The MAS had agreed to cut its budget in its plan for this coming year prior to the announcement of its abolition. They had agreed to reduce their budget from £34.1 million to £30.1 million. Most of the reductions were to come from a shrinking of their marketing budget from £9 million to £4 million, while the monies allocated to debt advice were to stay the same.

The Money Advice Service itself is to be replaced with a smaller, more focused body, while the Pension Advisory Service and Pension Wise are also to be restructured, so that the three become two.

The new bodies will, according to the government, “offer support on the greatest areas of consumer need”.

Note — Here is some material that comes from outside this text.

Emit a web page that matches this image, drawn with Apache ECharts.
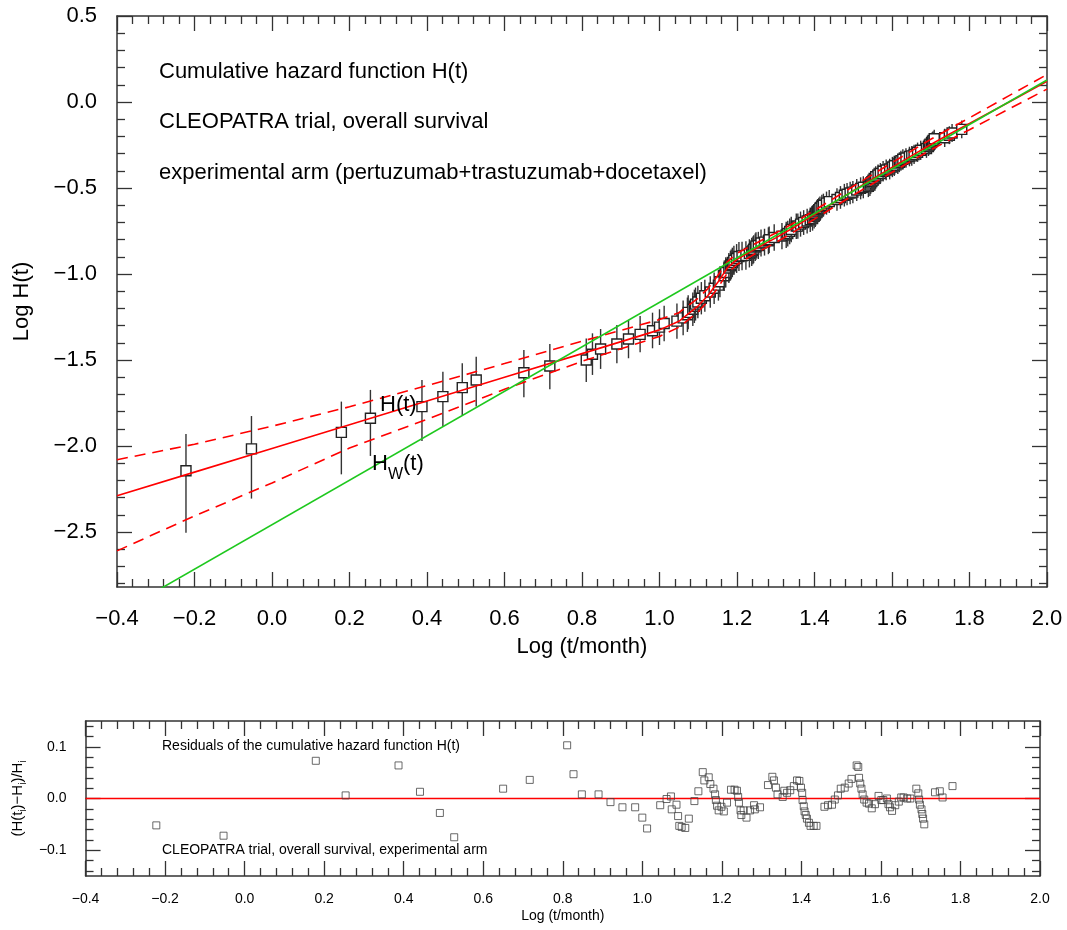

An MAS spokesperson said: “we will work with the government to fully consider the implications of this announcement. In the meantime we will continue to fulfil out statutory role to help people make the most of their money.”

In the interim, before the full restructuring is complete, and indeed into the future, more weight is to be given to independent financial bodies and companies in terms of the financial advice they offer to consumers.


Recently, the FCA completed a study that found that professional financial advice is too often the reserve of the rich, and that many are left woefully uninformed when it comes to making important financial decisions, particularly with regard to pensions.

The FCA proposed an increase in the amount of digital “robo-advice” freely available online, and urged banks and other financial institutions to improve their efforts in informing their customers.

MP Mark Garnier said: “as we move into an increasingly digital age, it is inevitable that the traditional financial adviser will be available in robotic form. This is not a bad thing as it will make standardised advice available to everyone cheaply”.

This move echoes a decision made recently by the Competition and Markets Authority to give more power to third party intermediaries and price comparison websites when it comes to informing customers about choices available to them regarding their energy supply.